Lincoln Tan is the New Zealand Herald’s diversity, ethnic affairs and immigration senior reporter.

Woman who died after kidnapping 'owed people a lot of money'

Jindarat Prutsiriporn died from her injuries in hospital last week. Photo / Supplied
Jindarat Prutsiriporn died from her injuries in hospital last week. Photo / Supplied

The Thai woman who died after being kidnapped was a drug addict who died a poor and lonely woman, according to her friend.

Jindarat Prutsiriporn, 50, died from her injuries in hospital last week after escaping from the boot of a moving car in Papatoetoe on March 1.
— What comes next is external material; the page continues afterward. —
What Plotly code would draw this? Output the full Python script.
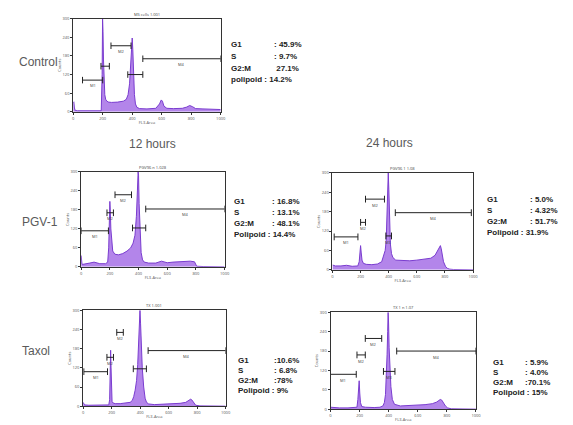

"She owed people a lot of money, and for a while her family did not want anything to do with her," said the friend of more than 10 years, who spoke on the condition of anonymity.

"Her family is in the Thai restaurant business and know she had a big problem with drugs, but they just didn't know how to help her."

The friend last met Prutsiriporn at SkyCity casino about three years ago.

"At the time, she told me that she had separated from her husband and she didn't look very happy" said the friend.

"I was also shocked to see that she had lost so much weight and had become very skinny, like a different person."

She was not employed, but helped out at her son's restaurant in Kingsland from time to time, he said.

In 2011, she was jailed for two and a half years for her role as part of a syndicate importing precursor drugs from Thailand for manufacturing pseudoephedrine.

Court document showed she did not receive substantial financial benefits from the racket which was a means to support a drug addiction, Fairfax media reported.

She was twice sentenced in 2011 on importing and possession charges and at the first sentencing, in the Auckland District Court, Judge Roy Wade described Prutsiriporn as having "a very limited grasp of English" and requiring an interpreter in court.

According to the judge's sentencing notes, Prutsiriporn's then boyfriend came to New Zealand in 1988 and she followed him here a year later.

The couple stayed together until 2002, the report said.

"You freely acknowledged that, for over 25 years, you have been using drugs, to start with cannabis, but you were introduced to methamphetamine about two years ago [2009]," the judge said.

"It is plain that, although you did supply and offer to supply [drugs], it was not done for profit because you were living extremely modestly and I am satisfied you were simply acting as a conduit or go-between between your drug supplier and other drug users in your own circle."

When police arrested Prutsiriporn she was living in a shed, where utensils for methamphetamine and cannabis use were found, the judge said.

At a second sentencing a month later in Napier, Prutsiriporn was given an 18-month sentence on a single representative charge of conspiring to import class C drugs.

Her earlier two and a half year sentence was not extended after the judge imposed a concurrent sentence.

The friend, who met with Prutsiriporn's family after her death, said they had requested privacy and would not speak with media.